Lovers’ Jealousy.—As for Lovers’ Jealousy proper, there is reason to believe that it will grow stronger and more common as general culture advances. For the men who are most ahead of our century emotionally, the men of genius, are usually very jealous. Heine’s Jealousy went so far that he even poisoned a poor parrot of whom his Mathilde was extravagantly fond; and it is probable that Byron’s savage attack on the Waltz was dictated by a sort of wholesale Jealousy in regard to all pretty girls. For in Love Byron was omnivorous.

The lover’s and the husband’s Jealousy are alike in their extreme sensitiveness—

“Trifles light as air

Are to the jealous confirmations strong

As proofs of holy writ;”

nor is there probably any difference in the intenseness of their agony.

To the lover Jealousy is not only his greatest torture, but also his deadliest enemy. With this fever in his blood even the man of the world who knows his “Ars Amoris” by heart, is apt to ruin his cause by excess of blind rivalry and clumsy passion: which perhaps explains why so many great men have been refused by their best loves. To endure and ignore a rival is, as Ovid already declared, the highest and most difficult achievement in the Art of Love; as for himself, he frankly admits, he was unequal to it.

There are several ways in which lovers ruin their chances by awkward excess of passion. It makes them appear selfish and unamiable; and the pallor which Jealousy inspires is not that which makes a girl consider a man “interesting,” and leads her through pity to Love. If the lover is not yet accepted, his Jealousy arouses her opposition, because he seems to take it for granted that he has a right to be jealous, and that she will necessarily accept him. Again, his attitude repels her by suggesting that he would indulge in impertinent supervision and tyrannical dictation after marriage. Even if he has successfully proposed, she does not like to have him make his victory and prospective ownership so conspicuous by his jealous glances and manœuvres. Besides, a fascinating girl likes to preserve her apparent freedom as long as possible, and let others admire her beauty while it lasts.

Most fatal is it for a man to assume a jealous attitude towards a woman before he has been able to inspire her with interest in him. Her indifference will thus be inevitably changed into positive dislike. For, as Madame de Coulanges says, “L’on ne veut de la jalousie que de ceux dont on pourrait être jalouse”—We do not desire any jealousy except from those for whom we could ourselves feel jealousy.
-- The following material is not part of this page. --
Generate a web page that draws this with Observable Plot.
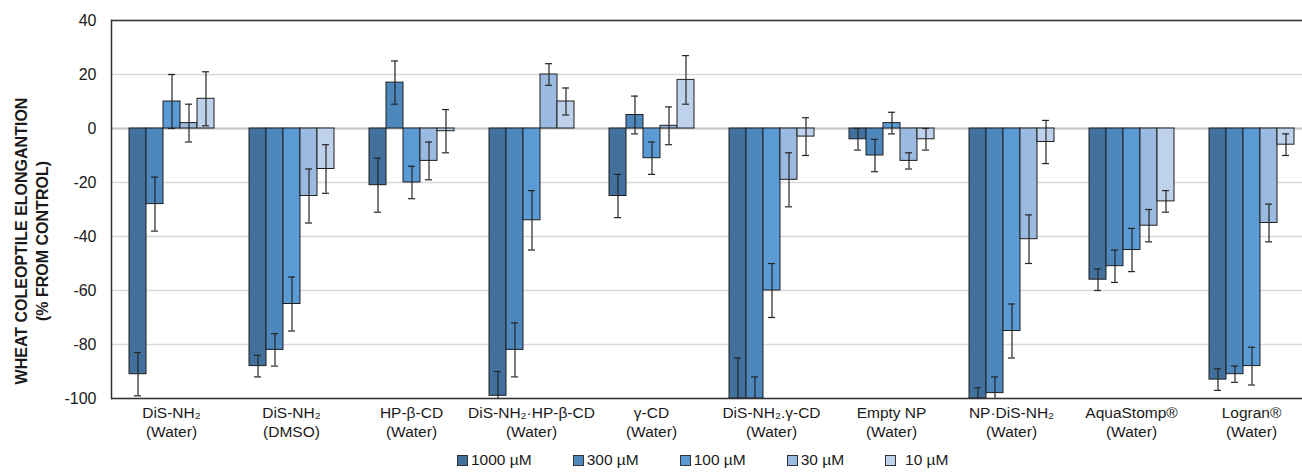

Stendhal, who quotes this aphorism, adds a reason why women may be gratified by a display of Jealousy: “Jealousy may please proud women, as a new way of showing them their power.” And to a woman in love and in doubt, the man’s Jealousy, which is so easily detected, is of course a most welcome symptom of conquest.

For Jealousy is the first sign of Love, as it is also the last. If a man is in doubt whether he is really in Love with a girl or only admires her beauty, let him observe her when talking or dancing with another man: if he then feels “queer”—from a mere uneasiness to a desire to pulverise the other fellow—he may be assured that his emotion has passed the borderline which separates disinterested æsthetic admiration from the desire for exclusive possession which is popularly known as Love.